Today few believe that the trial of the facts in the vicinity where they happen is essential to life, liberty, and property. Perhaps this was so when most jurors were expected to rely on their personal knowledge about the facts or about the characters of the defendants and the witnesses, when travel was very difficult, or when cultural divides were primarily geographical. Today, though, it’s much more common to hear insistence on a trial being moved outside the vicinity where the crime was committed, on the theory that jurors in the area of the crime would be unduly inflamed against the defendant. Even those who support local trials would probably only say that local trials are helpful, not “essential”; and even those who stress the importance of trial by jurors who come from a demographically similar place wouldn’t care much about trial in the same county.
We wouldn’t, however, interpret the “is so essential” language in the Venue Article as meaning “so long as it is believed by judges to be essential.” Bills of Rights are born of mistrust of government: The government is barred from prosecuting cases in another county because of the fear that some future government may not be attentive enough to “the security of the life, liberty, and estate of the citizen.” The provision’s enactors doubtless contemplated that there’d be disagreement about the value of local trials.
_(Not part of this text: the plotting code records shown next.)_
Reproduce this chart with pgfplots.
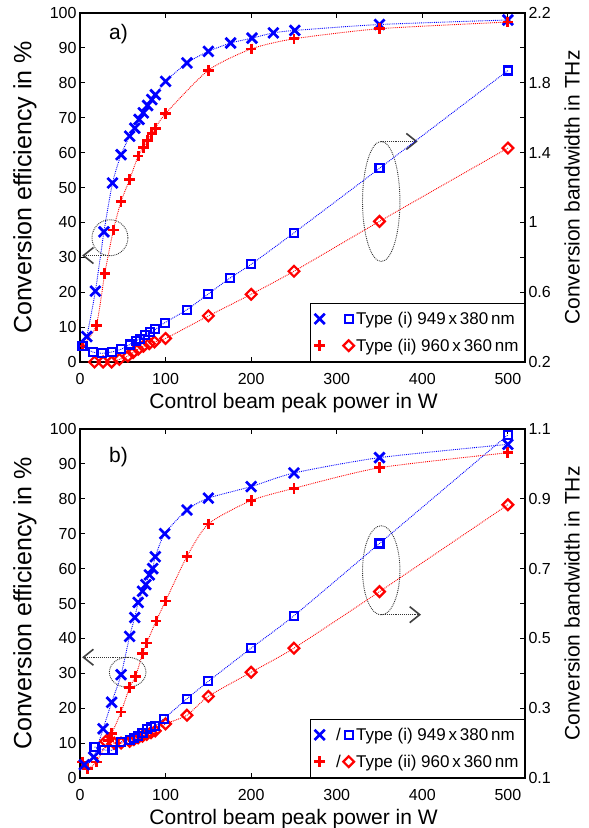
\documentclass[border=0pt]{standalone}
\usepackage{fontspec}
\setmainfont{Liberation Sans}
\usepackage{pgfplots}
\pgfplotsset{compat=1.18}

\tikzset{
 dotann/.style={densely dotted, line width=0.9pt, black!80},
 headann/.style={line width=1.6pt, black!75},
}
\pgfplotsset{
 base/.style={scale only axis, width=445pt, height=349pt, xmin=0, xmax=520,
   /pgf/number format/assume math mode=true,
   tick label style={font=\fontsize{16}{18}\selectfont},
   axis line style={line width=1.8pt},
   major tick length=5pt, tick style={line width=1pt, black}, tick align=inside},
 prim/.style={base, ymin=0, ymax=100, ytick={0,10,...,100}, xtick={0,100,...,500},
   ytick pos=left, xticklabel style={yshift=-8pt},
   xlabel={Control beam peak power in W}, ylabel={Conversion efficiency in \%},
   xlabel style={font=\fontsize{21}{24}\selectfont, at={(axis description cs:0.48,-0.118)}, anchor=center},
   ylabel style={font=\fontsize{25}{28}\selectfont, at={(axis description cs:-0.124,0.5)}, anchor=center, rotate=0}},
 sec/.style={base, axis y line*=right, axis x line=none, ytick pos=right,
   ylabel={Conversion bandwidth in THz},
   ylabel style={font=\fontsize{21}{24}\selectfont, at={(axis description cs:1.106,0.5)}, anchor=center, rotate=0},
   legend style={at={(1,0)}, anchor=south east, draw=black, line width=0.8pt, fill=white,
     font=\fontsize{17}{20}\selectfont, row sep=9pt, inner xsep=4pt, inner ysep=7pt},
   legend cell align=left},
 bx/.style={blue, densely dotted, line width=0.9pt, smooth, tension=0.4, mark=x, mark size=7.2pt, mark options={solid, line width=2.7pt}},
 rp/.style={red, densely dotted, line width=0.9pt, smooth, tension=0.4, mark=+, mark size=5.3pt, mark options={solid, line width=2.8pt}},
 bs/.style={blue, densely dotted, line width=0.9pt, smooth, tension=0.4, mark=square, mark size=4pt, mark options={solid, line width=2.2pt}},
 rd/.style={red, densely dotted, line width=0.9pt, smooth, tension=0.4, mark=square, mark size=3.8pt, mark options={solid, line width=2.2pt, rotate=45}},
 legA/.style={legend image code/.code={
   \draw[blue, line width=2.7pt] plot[mark=x, mark size=7.2pt] coordinates {(0pt,0pt)};
   \draw[blue, line width=2.2pt] plot[mark=square, mark size=4pt] coordinates {(29pt,0pt)};}},
 legB/.style={legend image code/.code={
   \draw[red, line width=2.8pt] plot[mark=+, mark size=5.3pt] coordinates {(0pt,0pt)};
   \draw[red, line width=2.2pt] plot[mark=square, mark size=3.8pt, mark options={rotate=45}] coordinates {(29pt,0pt)};}},
 legC/.style={legend image code/.code={
   \draw[blue, line width=2.7pt] plot[mark=x, mark size=7.2pt] coordinates {(0pt,0pt)};
   \node[font=\fontsize{17}{20}\selectfont] at (14pt,0pt) {/};
   \draw[blue, line width=2.2pt] plot[mark=square, mark size=4pt] coordinates {(29pt,0pt)};}},
 legD/.style={legend image code/.code={
   \draw[red, line width=2.8pt] plot[mark=+, mark size=5.3pt] coordinates {(0pt,0pt)};
   \node[font=\fontsize{17}{20}\selectfont] at (14pt,0pt) {/};
   \draw[red, line width=2.2pt] plot[mark=square, mark size=3.8pt, mark options={rotate=45}] coordinates {(29pt,0pt)};}},
}

\begin{document}
\begin{tikzpicture}
\useasboundingbox (0,0) rectangle (589pt,828pt);

% ---------------- panel a ----------------
\begin{axis}[prim, at={(80pt,466pt)}, anchor=south west]
\addplot[bx] coordinates {(8,7.3)(18,20.3)(28,37.3)(38,51.3)(48,59.4)(58,64.7)(64,67)(69,69.5)(74,71.4)(79,73.5)(84,75.2)(88,76.6)(100,80.4)(125,85.7)(150,89)(176,91.4)(201,92.8)(226,94.3)(251,95)(350,96.7)(500,98)};
\addplot[rp] coordinates {(3,4.6)(19,10.5)(29,25.4)(39,37.8)(48,46)(58,52.3)(68,59)(74,61.5)(79,63.5)(84,65.5)(88,67)(100,71.2)(150,83.6)(200,89.7)(250,92.6)(350,95.5)(500,97.4)};
\node[font=\fontsize{21}{24}\selectfont] at (axis cs:45,94) {a)};
\draw[dotann] (axis cs:35,35.6) circle[radius=18pt];
\draw[dotann] (axis cs:35,30.5) -- (axis cs:4,30.5);
\draw[headann] (axis cs:4,30.5) ++(10pt,8pt) -- (axis cs:4,30.5) -- ++(10pt,-8pt);
\draw[dotann] (axis cs:352,46) ellipse [x radius=18.7pt, y radius=60pt];
\draw[dotann] (axis cs:352,63.2) -- (axis cs:393,63.2);
\draw[headann] (axis cs:393,63.2) ++(-10pt,8pt) -- (axis cs:393,63.2) -- ++(-10pt,-8pt);
\end{axis}
\begin{axis}[sec, at={(80pt,466pt)}, anchor=south west, ymin=0.2, ymax=2.2,
  ytick={0.2,0.4,0.6,0.8,1,1.2,1.4,1.6,1.8,2,2.2},
  yticklabels={0.2,,0.6,,1,,1.4,,1.8,,2.2}]
\addplot[rd, forget plot] coordinates {(17,0.2)(27,0.2)(37,0.2)(46,0.215)(56,0.234)(62,0.254)(68,0.273)(74,0.29)(81,0.305)(87,0.315)(100,0.335)(150,0.464)(200,0.588)(250,0.72)(350,1.006)(500,1.426)};
\addplot[bs, forget plot] coordinates {(3,0.29)(15,0.257)(26,0.25)(37,0.257)(48,0.273)(58,0.30)(65,0.32)(70,0.334)(76,0.353)(82,0.372)(88,0.387)(99,0.425)(125,0.50)(150,0.59)(175,0.68)(200,0.76)(250,0.94)(350,1.31)(500,1.87)};
\addlegendimage{legA}
\addlegendentry{Type (i) 949\,x\,380\,nm}
\addlegendimage{legB}
\addlegendentry{Type (ii) 960\,x\,360\,nm}
\end{axis}

% ---------------- panel b ----------------
\begin{axis}[prim, at={(80pt,50pt)}, anchor=south west]
\addplot[rp] coordinates {(3,4.6)(9,2.7)(19,4.6)(33,10.8)(37,12.7)(48,18.9)(58,26)(65,29.1)(73,35.6)(78,38.7)(89,45)(100,50.7)(125,63.5)(150,72.8)(200,79.5)(250,83)(350,88.9)(500,93.2)};
\addplot[bx] coordinates {(5,3.8)(16,6)(27,14.1)(37,21.7)(48,29.6)(58,40.6)(64,46)(68,50.3)(73,53.5)(77,55.4)(81,58.2)(85,60)(88,63.4)(99,70)(125,76.8)(150,80.2)(200,83.5)(250,87.4)(350,91.8)(500,95.6)};
\node[font=\fontsize{21}{24}\selectfont] at (axis cs:45,92) {b)};
\draw[dotann] (axis cs:55.7,30.3) ellipse [x radius=18.3pt, y radius=15pt];
\draw[dotann] (axis cs:55.7,34.6) -- (axis cs:4,34.6);
\draw[headann] (axis cs:4,34.6) ++(10pt,8pt) -- (axis cs:4,34.6) -- ++(10pt,-8pt);
\draw[dotann] (axis cs:352,59.5) ellipse [x radius=18.7pt, y radius=44.6pt];
\draw[dotann] (axis cs:352,46.8) -- (axis cs:397,46.8);
\draw[headann] (axis cs:397,46.8) ++(-10pt,8pt) -- (axis cs:397,46.8) -- ++(-10pt,-8pt);
\end{axis}
\begin{axis}[sec, at={(80pt,50pt)}, anchor=south west, ymin=0.1, ymax=1.1,
  ytick={0.1,0.2,0.3,0.4,0.5,0.6,0.7,0.8,0.9,1,1.1},
  yticklabels={0.1,,0.3,,0.5,,0.7,,0.9,,1.1}]
\addplot[rd, forget plot] coordinates {(30,0.205)(40,0.2)(48,0.2)(58,0.205)(63,0.21)(68,0.215)(73,0.22)(78,0.225)(83,0.23)(88,0.235)(100,0.255)(125,0.28)(150,0.334)(200,0.403)(250,0.472)(350,0.634)(500,0.883)};
\addplot[bs, forget plot] coordinates {(17,0.189)(28,0.181)(38,0.18)(48,0.203)(58,0.21)(63,0.215)(68,0.22)(73,0.23)(78,0.24)(83,0.245)(88,0.25)(98,0.27)(125,0.327)(150,0.377)(200,0.472)(250,0.565)(350,0.772)(500,1.083)};
\addlegendimage{legC}
\addlegendentry{Type (i) 949\,x\,380\,nm}
\addlegendimage{legD}
\addlegendentry{Type (ii) 960\,x\,360\,nm}
\end{axis}
\end{tikzpicture}
\end{document}
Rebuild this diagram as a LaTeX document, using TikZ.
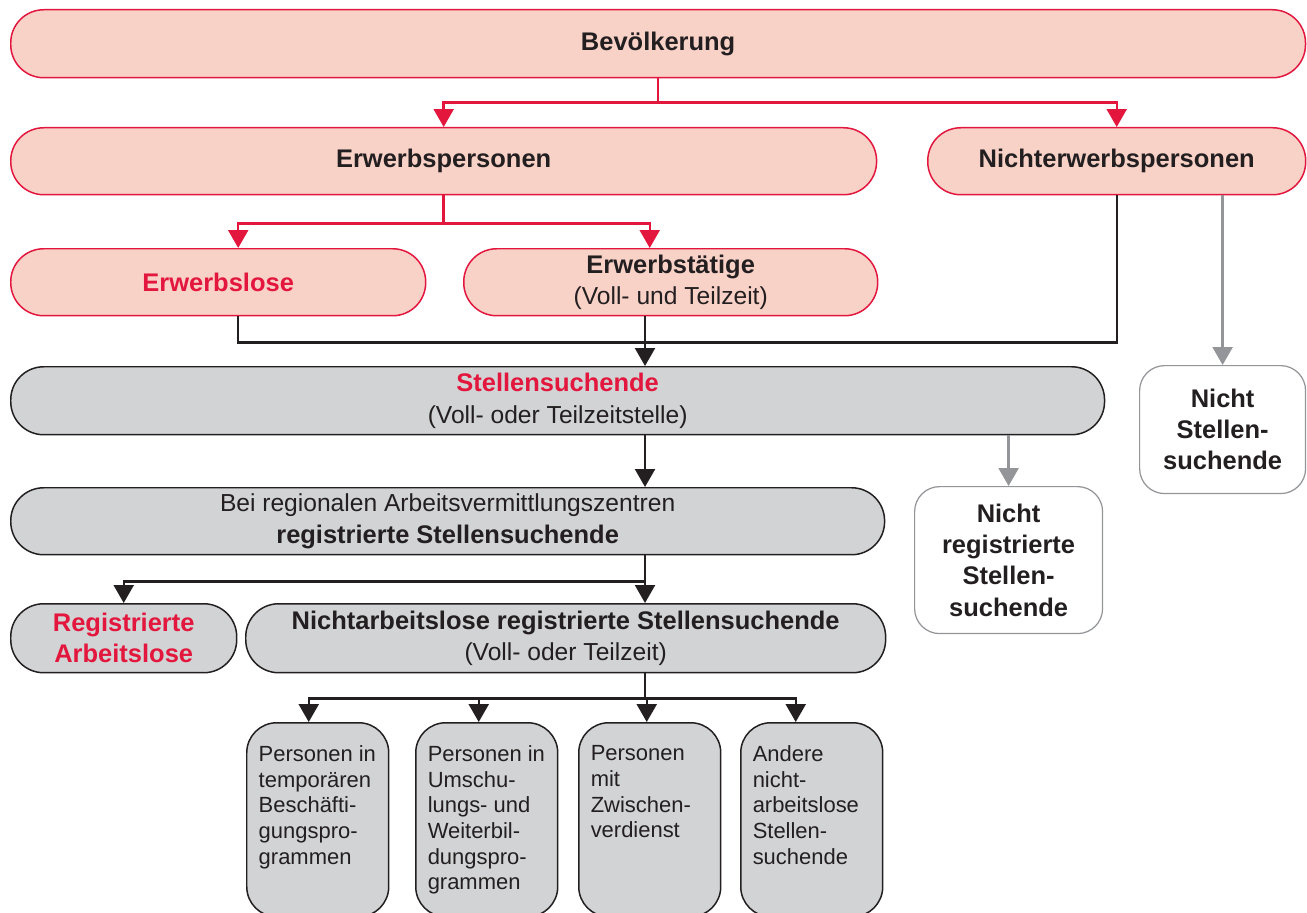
\documentclass[tikz,border=0pt]{standalone}
\usepackage{fontspec}
\setmainfont{Liberation Sans}
\usetikzlibrary{arrows.meta}
\definecolor{rvred}{HTML}{E3173E}
\definecolor{rvpink}{HTML}{F8D1C7}
\definecolor{rvgray}{HTML}{D1D3D4}
\definecolor{rvdark}{HTML}{231F20}
\definecolor{rvmid}{HTML}{939598}
\newcommand{\hd}[1]{{\fontsize{14.5}{17.8}\selectfont\bfseries #1}}
\newcommand{\prog}[1]{\parbox[t][2.96cm][t]{2.36cm}{\raggedright #1}}

\begin{document}
\begin{tikzpicture}[x=0.02cm,y=-0.02cm,>={Triangle[length=0.36cm,width=0.4cm]}]
  \tikzstyle{pill}=[anchor=north west,draw=rvred,fill=rvpink,line width=0.85pt,
              rounded corners=0.66cm,minimum height=1.34cm,inner sep=0pt,
              align=center,text=rvdark,font=\fontsize{14}{17.8}\selectfont]
  \tikzstyle{graypill}=[pill,draw=rvdark,fill=rvgray]
  \tikzstyle{outside}=[pill,draw=rvmid,fill=white,line width=0.7pt,rounded corners=0.5cm]
  \tikzstyle{progbox}=[anchor=north west,draw=rvdark,fill=rvgray,line width=0.85pt,
              rounded corners=0.6cm,minimum width=2.84cm,inner xsep=0.24cm,inner ysep=0.46cm,
              text=rvdark,font=\fontsize{12.5}{14.6}\selectfont]
  \tikzstyle{redline}=[draw=rvred,line width=1.35pt]
  \tikzstyle{blkline}=[draw=rvdark,line width=1.35pt]
  \tikzstyle{grayline}=[draw=rvmid,line width=1.35pt]

  \clip (0,0) rectangle (1307,912);
  \coordinate (axis) at (645,0);

  % pink row
  \node [pill,minimum width=25.9cm,minimum height=1.36cm] (bev) at (10,9) {\hd{Bevölkerung}};
  \node [pill,minimum width=17.32cm] (erwp) at (10,127) {\hd{Erwerbspersonen}};
  \node [pill,minimum width=7.56cm] (nerwp) at (927,127) {\hd{Nichterwerbspersonen}};
  \node [pill,minimum width=8.3cm] (elos) at (10,248) {\hd{\textcolor{rvred}{Erwerbslose}}};
  \node [pill,minimum width=8.28cm] (etat) at (463,248) {\hd{Erwerbstätige}\\(Voll- und Teilzeit)};

  % gray row
  \node [graypill,minimum width=21.88cm,minimum height=1.36cm] (stsu) at (10,366)
        {\hd{\textcolor{rvred}{Stellensuchende}}\\(Voll- oder Teilzeitstelle)};
  \node [graypill,minimum width=17.48cm] (rav) at (10,487)
        {Bei regionalen Arbeitsvermittlungszentren\\\hd{registrierte Stellensuchende}};
  \node [graypill,minimum width=4.52cm,minimum height=1.38cm] (regal) at (10,603)
        {\hd{\textcolor{rvred}{Registrierte}}\\\hd{\textcolor{rvred}{Arbeitslose}}};
  \node [graypill,minimum width=12.8cm,minimum height=1.38cm] (narb) at (245,603)
        {\hd{Nichtarbeitslose registrierte Stellensuchende}\\(Voll- oder Teilzeit)};
  \node [outside,minimum width=3.76cm,minimum height=2.94cm] (nreg) at (914,486)
        {\hd{Nicht}\\\hd{registrierte}\\\hd{Stellen-}\\\hd{suchende}};
  \node [outside,minimum width=3.32cm,minimum height=2.56cm] (nstsu) at (1139,365)
        {\hd{Nicht}\\\hd{Stellen-}\\\hd{suchende}};

  % programmes
  \node [progbox] (p1) at (246,722) {\prog{Personen in\\temporären\\Beschäfti-\\gungspro-\\grammen}};
  \node [progbox] (p2) at (415,722) {\prog{Personen in\\Umschu-\\lungs- und\\Weiterbil-\\dungspro-\\grammen}};
  \node [progbox] (p3) at (578,722) {\prog{Personen\\mit\\Zwischen-\\verdienst}};
  \node [progbox] (p4) at (740,722) {\prog{Andere\\nicht-\\arbeitslose\\Stellen-\\suchende}};

  % connectors
  \draw [redline,->] (bev.south) -- ++(0,24) -| (erwp.north);
  \draw [redline,->] (bev.south) -- ++(0,24) -| (nerwp.north);
  \draw [redline,->] (erwp.south) -- ++(0,28) -| ([xshift=0.4cm]elos.north);
  \draw [redline,->] (erwp.south) -- ++(0,28) -| ([xshift=-0.42cm]etat.north);
  \draw [blkline] ([xshift=0.4cm]elos.south) -- ++(0,26) -| (nerwp.south);
  \draw [blkline,->] (etat.south -| axis) -- (stsu.north -| axis);
  \draw [grayline,->] (nerwp.south -| nstsu.north) -- (nstsu.north);
  \draw [grayline,->] (stsu.south -| nreg.north) -- (nreg.north);
  \draw [blkline,->] (stsu.south -| axis) -- (rav.north -| axis);
  \draw [blkline,->] (rav.south -| axis) -- ++(0,26) -| (regal.north);
  \draw [blkline,->] (rav.south -| axis) -- (narb.north -| axis);
  \foreach \b/\dx in {p1/-0.18,p2/-0.16,p3/-0.06,p4/-0.32}
    \draw [blkline,->] (narb.south -| axis) -- ++(0,25) -| ([xshift=\dx cm]\b.north);
\end{tikzpicture}
\end{document}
It seems most likely that they mentioned the value of local trials in the constitution to show their commitment to this position, not to leave the judiciary — itself a branch of the government — carte blanche to conclude otherwise, and thus eliminate the operative clause’s check on government power. The trial-in-the-county provision must remain in effect whether or not a judge thinks it still serves the purpose; the provision was enacted by the people, and it’s up to the people, not judges, to decide whether it’s obsolete.
Even if organized militias as they existed in 1791 aren’t around in 2020, that doesn’t mean that the right that protected their existence disappeared when the militias went away or became the National Guard. As Volokh notes, the people themselves must decide when their rights are obsolete. Neither judges nor English professors have the authority to decide otherwise.